━━━━━ Information supplied ━━━━━
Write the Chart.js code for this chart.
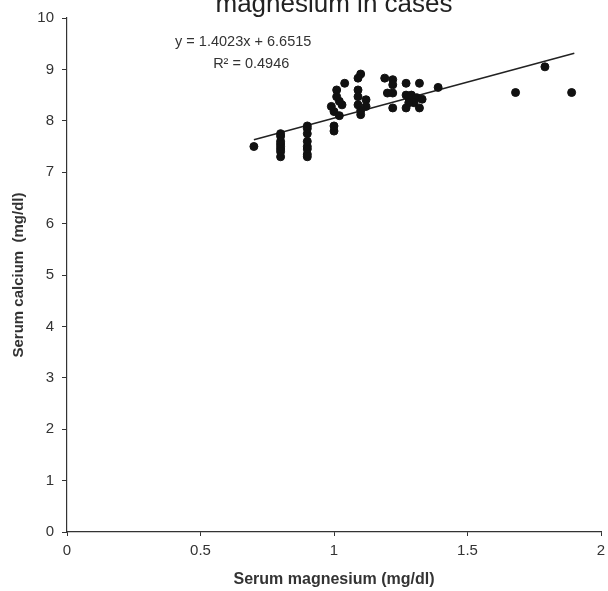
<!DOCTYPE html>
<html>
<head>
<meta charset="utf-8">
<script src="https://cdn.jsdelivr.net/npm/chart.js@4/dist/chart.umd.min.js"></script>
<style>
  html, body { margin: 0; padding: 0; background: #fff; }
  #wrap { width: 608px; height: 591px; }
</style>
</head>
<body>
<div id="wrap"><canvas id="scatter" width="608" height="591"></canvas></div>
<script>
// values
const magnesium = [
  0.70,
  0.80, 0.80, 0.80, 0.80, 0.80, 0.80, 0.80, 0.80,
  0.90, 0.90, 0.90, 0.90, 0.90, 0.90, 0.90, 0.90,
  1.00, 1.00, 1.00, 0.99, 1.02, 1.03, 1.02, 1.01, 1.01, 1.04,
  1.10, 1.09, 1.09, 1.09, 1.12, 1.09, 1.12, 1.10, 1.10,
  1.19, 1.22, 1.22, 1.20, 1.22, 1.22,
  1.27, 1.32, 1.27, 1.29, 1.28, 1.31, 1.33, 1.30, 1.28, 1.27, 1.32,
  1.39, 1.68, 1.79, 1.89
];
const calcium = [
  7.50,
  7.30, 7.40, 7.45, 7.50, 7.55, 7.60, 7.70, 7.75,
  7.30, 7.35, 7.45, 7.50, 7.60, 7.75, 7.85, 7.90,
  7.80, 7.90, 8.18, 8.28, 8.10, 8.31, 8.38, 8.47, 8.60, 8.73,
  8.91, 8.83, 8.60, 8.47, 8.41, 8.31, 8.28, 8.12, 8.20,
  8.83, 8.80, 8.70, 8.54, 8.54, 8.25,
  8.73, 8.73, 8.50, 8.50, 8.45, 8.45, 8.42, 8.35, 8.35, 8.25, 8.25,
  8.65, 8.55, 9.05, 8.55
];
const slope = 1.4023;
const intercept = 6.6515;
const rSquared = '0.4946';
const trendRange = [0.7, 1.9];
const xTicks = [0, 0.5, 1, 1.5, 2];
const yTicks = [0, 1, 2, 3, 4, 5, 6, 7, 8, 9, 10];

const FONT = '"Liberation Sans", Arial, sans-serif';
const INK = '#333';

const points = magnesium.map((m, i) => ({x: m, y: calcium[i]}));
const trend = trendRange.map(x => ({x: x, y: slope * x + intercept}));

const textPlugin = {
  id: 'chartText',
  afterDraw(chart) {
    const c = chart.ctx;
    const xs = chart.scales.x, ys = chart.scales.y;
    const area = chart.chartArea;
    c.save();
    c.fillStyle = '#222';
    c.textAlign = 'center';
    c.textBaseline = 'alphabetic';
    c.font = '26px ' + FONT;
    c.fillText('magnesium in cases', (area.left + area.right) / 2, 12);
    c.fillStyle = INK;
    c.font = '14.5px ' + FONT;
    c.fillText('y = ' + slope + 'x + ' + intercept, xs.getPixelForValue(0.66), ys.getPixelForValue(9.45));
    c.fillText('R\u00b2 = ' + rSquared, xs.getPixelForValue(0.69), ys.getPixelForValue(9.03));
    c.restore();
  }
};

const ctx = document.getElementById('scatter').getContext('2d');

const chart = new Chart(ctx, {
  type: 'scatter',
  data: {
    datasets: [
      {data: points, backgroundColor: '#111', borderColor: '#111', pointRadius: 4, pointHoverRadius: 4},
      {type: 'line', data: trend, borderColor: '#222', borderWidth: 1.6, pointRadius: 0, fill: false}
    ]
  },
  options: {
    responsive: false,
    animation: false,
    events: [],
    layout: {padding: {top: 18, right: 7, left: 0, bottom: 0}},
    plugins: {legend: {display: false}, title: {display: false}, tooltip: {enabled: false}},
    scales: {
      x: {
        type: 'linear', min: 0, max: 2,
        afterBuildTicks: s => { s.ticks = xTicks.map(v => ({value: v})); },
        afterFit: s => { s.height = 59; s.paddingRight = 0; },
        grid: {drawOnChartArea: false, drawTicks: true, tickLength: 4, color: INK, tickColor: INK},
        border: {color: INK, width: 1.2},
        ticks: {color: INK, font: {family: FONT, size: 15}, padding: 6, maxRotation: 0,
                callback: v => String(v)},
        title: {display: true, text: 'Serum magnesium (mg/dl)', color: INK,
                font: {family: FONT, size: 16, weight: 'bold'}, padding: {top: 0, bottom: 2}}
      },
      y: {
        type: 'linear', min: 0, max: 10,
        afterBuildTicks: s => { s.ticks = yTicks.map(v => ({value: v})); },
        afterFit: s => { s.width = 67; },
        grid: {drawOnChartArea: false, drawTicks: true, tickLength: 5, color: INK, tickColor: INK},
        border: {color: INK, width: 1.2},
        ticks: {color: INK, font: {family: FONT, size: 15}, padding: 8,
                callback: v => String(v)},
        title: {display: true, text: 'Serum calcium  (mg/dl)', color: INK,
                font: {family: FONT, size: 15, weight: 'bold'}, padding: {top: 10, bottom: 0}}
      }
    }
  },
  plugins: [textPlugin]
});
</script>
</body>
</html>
━━━━━
#### What is asked:
Repeat the material above in full and exactly, omitting the pictures.

#### In response:
Write the Chart.js code for this chart.
<!DOCTYPE html>
<html>
<head>
<meta charset="utf-8">
<script src="https://cdn.jsdelivr.net/npm/chart.js@4/dist/chart.umd.min.js"></script>
<style>
  html, body { margin: 0; padding: 0; background: #fff; }
  #wrap { width: 608px; height: 591px; }
</style>
</head>
<body>
<div id="wrap"><canvas id="scatter" width="608" height="591"></canvas></div>
<script>
// values
const magnesium = [
  0.70,
  0.80, 0.80, 0.80, 0.80, 0.80, 0.80, 0.80, 0.80,
  0.90, 0.90, 0.90, 0.90, 0.90, 0.90, 0.90, 0.90,
  1.00, 1.00, 1.00, 0.99, 1.02, 1.03, 1.02, 1.01, 1.01, 1.04,
  1.10, 1.09, 1.09, 1.09, 1.12, 1.09, 1.12, 1.10, 1.10,
  1.19, 1.22, 1.22, 1.20, 1.22, 1.22,
  1.27, 1.32, 1.27, 1.29, 1.28, 1.31, 1.33, 1.30, 1.28, 1.27, 1.32,
  1.39, 1.68, 1.79, 1.89
];
const calcium = [
  7.50,
  7.30, 7.40, 7.45, 7.50, 7.55, 7.60, 7.70, 7.75,
  7.30, 7.35, 7.45, 7.50, 7.60, 7.75, 7.85, 7.90,
  7.80, 7.90, 8.18, 8.28, 8.10, 8.31, 8.38, 8.47, 8.60, 8.73,
  8.91, 8.83, 8.60, 8.47, 8.41, 8.31, 8.28, 8.12, 8.20,
  8.83, 8.80, 8.70, 8.54, 8.54, 8.25,
  8.73, 8.73, 8.50, 8.50, 8.45, 8.45, 8.42, 8.35, 8.35, 8.25, 8.25,
  8.65, 8.55, 9.05, 8.55
];
const slope = 1.4023;
const intercept = 6.6515;
const rSquared = '0.4946';
const trendRange = [0.7, 1.9];
const xTicks = [0, 0.5, 1, 1.5, 2];
const yTicks = [0, 1, 2, 3, 4, 5, 6, 7, 8, 9, 10];

const FONT = '"Liberation Sans", Arial, sans-serif';
const INK = '#333';

const points = magnesium.map((m, i) => ({x: m, y: calcium[i]}));
const trend = trendRange.map(x => ({x: x, y: slope * x + intercept}));

const textPlugin = {
  id: 'chartText',
  afterDraw(chart) {
    const c = chart.ctx;
    const xs = chart.scales.x, ys = chart.scales.y;
    const area = chart.chartArea;
    c.save();
    c.fillStyle = '#222';
    c.textAlign = 'center';
    c.textBaseline = 'alphabetic';
    c.font = '26px ' + FONT;
    c.fillText('magnesium in cases', (area.left + area.right) / 2, 12);
    c.fillStyle = INK;
    c.font = '14.5px ' + FONT;
    c.fillText('y = ' + slope + 'x + ' + intercept, xs.getPixelForValue(0.66), ys.getPixelForValue(9.45));
    c.fillText('R\u00b2 = ' + rSquared, xs.getPixelForValue(0.69), ys.getPixelForValue(9.03));
    c.restore();
  }
};

const ctx = document.getElementById('scatter').getContext('2d');

const chart = new Chart(ctx, {
  type: 'scatter',
  data: {
    datasets: [
      {data: points, backgroundColor: '#111', borderColor: '#111', pointRadius: 4, pointHoverRadius: 4},
      {type: 'line', data: trend, borderColor: '#222', borderWidth: 1.6, pointRadius: 0, fill: false}
    ]
  },
  options: {
    responsive: false,
    animation: false,
    events: [],
    layout: {padding: {top: 18, right: 7, left: 0, bottom: 0}},
    plugins: {legend: {display: false}, title: {display: false}, tooltip: {enabled: false}},
    scales: {
      x: {
        type: 'linear', min: 0, max: 2,
        afterBuildTicks: s => { s.ticks = xTicks.map(v => ({value: v})); },
        afterFit: s => { s.height = 59; s.paddingRight = 0; },
        grid: {drawOnChartArea: false, drawTicks: true, tickLength: 4, color: INK, tickColor: INK},
        border: {color: INK, width: 1.2},
        ticks: {color: INK, font: {family: FONT, size: 15}, padding: 6, maxRotation: 0,
                callback: v => String(v)},
        title: {display: true, text: 'Serum magnesium (mg/dl)', color: INK,
                font: {family: FONT, size: 16, weight: 'bold'}, padding: {top: 0, bottom: 2}}
      },
      y: {
        type: 'linear', min: 0, max: 10,
        afterBuildTicks: s => { s.ticks = yTicks.map(v => ({value: v})); },
        afterFit: s => { s.width = 67; },
        grid: {drawOnChartArea: false, drawTicks: true, tickLength: 5, color: INK, tickColor: INK},
        border: {color: INK, width: 1.2},
        ticks: {color: INK, font: {family: FONT, size: 15}, padding: 8,
                callback: v => String(v)},
        title: {display: true, text: 'Serum calcium  (mg/dl)', color: INK,
                font: {family: FONT, size: 15, weight: 'bold'}, padding: {top: 10, bottom: 0}}
      }
    }
  },
  plugins: [textPlugin]
});
</script>
</body>
</html>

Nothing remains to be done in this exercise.